La aparición de la aviación comercial vino a despejar el problema: cualquiera que pueda pagar un billete, puede volar. Los cielos a disposición de casi todos. Y con ellos, la posibilidad de desplazarse vertiginosamente, a una velocidad no alcanzada por los artefactos que reptan sobre la superficie terrestre. Una maravilla.

 

Y sin embargo, tenemos miedo a volar. No confiamos ni en la tecnología ni en los humanos que conducen esos aparatos por los aires. Cualquier piloto puede sufrir un infarto, cualquier piloto puede volverse loco, cualquier piloto puede ser un terrorista. Cualquier avión puede tener una avería técnica irremediable en pleno vuelo que sea determinante para que la máquina se venga abajo.

 

Pensamos en esas cosas y nos aterrorizamos. No confiamos ni en nuestros semejantes ni en nuestras creaciones.

 

Un factor nuevo se ha venido a sumar como justificante del miedo a volar: el terrorismo aéreo, y más concretamente, el terrorismo aéreo islámico. Podría decirse que algunos atavismos de nuestra mente se han puesto al día, y quizá por eso aún nos da más miedo volar: en el imaginario colectivo occidental, el moro armado de cimitarra que ataca el castillo cristiano ha cambiado su arma obsoleta por sofisticados explosivos o, directamente, por el control de los mandos de un avión secuestrado. Terror con solera antigua, en suma, pero dimensionado exponencialmente aprovechando los últimos avances técnicos.

 

Y sin embargo casi nadie piensa en las propias compañías aéreas. Es a ellas a quienes deberíamos tenerles pánico. Las compañías aéreas que en aras de la "competitividad" no solo prestan unos servicios cada vez más reducidos y de peor calidad, sino que nos obligan a pagar cada vez más dinero por ellos.

 

Si alguna inseguridad real existe en el hecho de volar, es precisamente la que se deriva de las políticas que triunfan en la pura gestión empresarial de las compañías aéreas: significativamente, la brutal reducción de costes (salariales, de mantenimiento, de inversión) a que las compañías aéreas someten a sus recursos humanos y a las aeronaves. Los instrumentos de aplicación de esas políticas consisten en duras reducciones de plantilla y sobrecargas de servicios para el personal de vuelo, revisiones de las aeronaves escasas y superficiales, sobreuso de éstas y envejecimiento de las flotas, desaparición del catering o su reducción a la mínima expresión, etc.

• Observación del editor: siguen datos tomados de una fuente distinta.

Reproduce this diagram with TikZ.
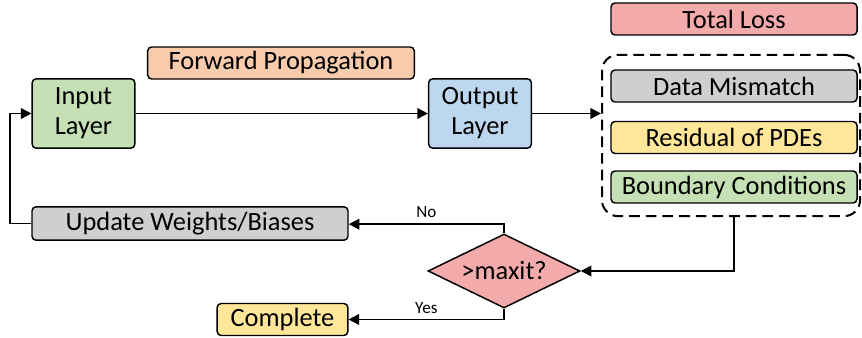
\documentclass[tikz,border=0pt]{standalone}
\usepackage{fontspec}
\setmainfont{Carlito}
\usetikzlibrary{arrows.meta,shapes.geometric}

\definecolor{lossred}{RGB}{242,170,170}
\definecolor{fwdorange}{RGB}{248,203,173}
\definecolor{layergreen}{RGB}{197,224,180}
\definecolor{layerblue}{RGB}{189,215,238}
\definecolor{termgray}{RGB}{208,206,206}
\definecolor{termyellow}{RGB}{255,230,153}

\begin{document}
\begin{tikzpicture}[
    x=0.75pt, y=-0.75pt,
    wire/.style={draw=black, line width=1.25pt},
    flow/.style={wire, -{Triangle[length=8pt,width=8pt]}},
    block/.style={draw=black, line width=1.1pt, rounded corners=3pt,
        inner sep=0pt, font=\fontsize{19.8}{21}\selectfont},
    wide block/.style={block, minimum width=184.5pt, minimum height=24pt},
    layer block/.style={block, minimum width=77pt, minimum height=52pt,
        align=center, font=\fontsize{19.8}{22.5}\selectfont},
    group box/.style={draw=black, line width=1.5pt, dash pattern=on 8pt off 4.5pt,
        rounded corners=12pt, minimum width=193.5pt, minimum height=121pt},
    decision/.style={draw=black, line width=1.1pt, diamond, aspect=2,
        inner sep=0pt, minimum width=114pt, minimum height=55.5pt,
        font=\fontsize{19.8}{21}\selectfont},
    branch label/.style={font=\fontsize{12.8}{14}\selectfont, inner sep=1pt}
]
    \path[use as bounding box] (0,0) rectangle (862,338);

    % top row
    \node[wide block, fill=lossred] (total-loss) at (734,19) {Total Loss};
    \node[block, fill=fwdorange, minimum width=200pt, minimum height=24pt]
        (forward) at (281,63) {Forward Propagation};
    \node[layer block, fill=layergreen] (input) at (83.5,113.5) {Input\\Layer};
    \node[layer block, fill=layerblue] (output) at (480,113.5) {Output\\Layer};

    % loss terms
    \node[group box] (loss-terms) at (731,135.5) {};
    \node[wide block, fill=termgray] (data) at (734,86) {Data Mismatch};
    \node[wide block, fill=termyellow] (residual) at (734,137.5) {Residual of PDEs};
    \node[wide block, fill=layergreen] (boundary) at (734,187) {Boundary Conditions};

    % bottom part
    \node[decision, fill=lossred] (check) at (504,271) {>maxit?};
    \node[block, fill=termgray, minimum width=237pt, minimum height=25pt]
        (update) at (190,223.5) {Update Weights/Biases};
    \node[block, fill=termyellow, minimum width=98pt, minimum height=24pt]
        (complete) at (282.5,319.5) {Complete};

    \coordinate (loop-bottom) at (10,223.5);
    \coordinate (loop-top) at (10,113.5);

    \draw[flow] (input) -- (output);
    \draw[flow] (output.east) -- (output.east -| loss-terms.west);
    \draw[flow] (loss-terms.south -| boundary) |- (check.east);
    \draw[flow] (check.north) |- node[branch label, pos=0.75, above=3pt] {No}
        ([yshift=-0.5pt]update.east);
    \draw[flow] (check.south) |- node[branch label, pos=0.75, above=3pt] {Yes}
        (complete.east);
    \draw[wire] (update.west) -- (loop-bottom);
    \draw[flow] (loop-bottom) -- (loop-top) -- (input.west);

\end{tikzpicture}
\end{document}
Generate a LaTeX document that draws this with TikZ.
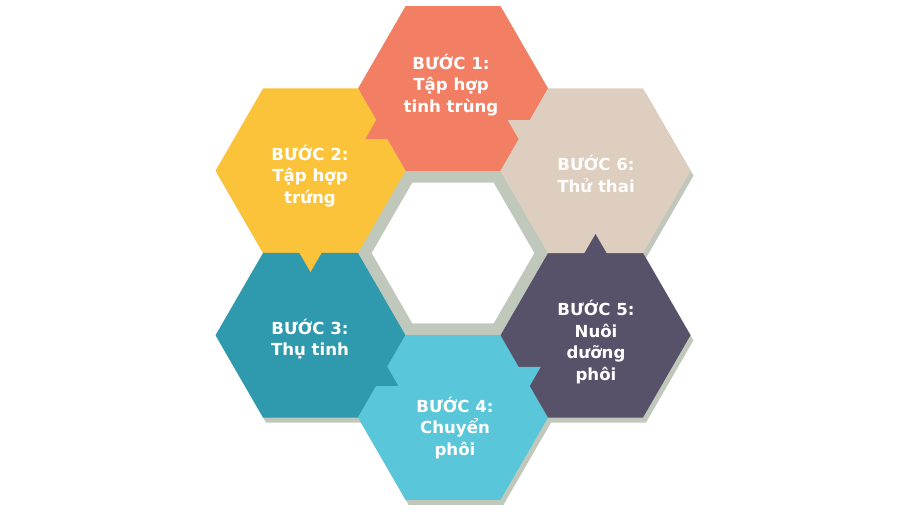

 El pasajero es consciente de que el zumo de sucedáneo de naranja a bordo es cada vez más escaso y peor, y de que en algunas líneas aéreas y en determinados trayectos ya te hacen pagar directamente por él o por la bazofia que acostumbran a servir en vez de comida (aunque el precio del billete no haya disminuido sino que por contra, no cese de incrementarse). Pero rara vez el pasajero se interroga sobre las condiciones de seguridad reales en que se realiza el vuelo; si así lo hiciera, probablemente el "miedo a volar" tendría características de verdadera epidemia mundial.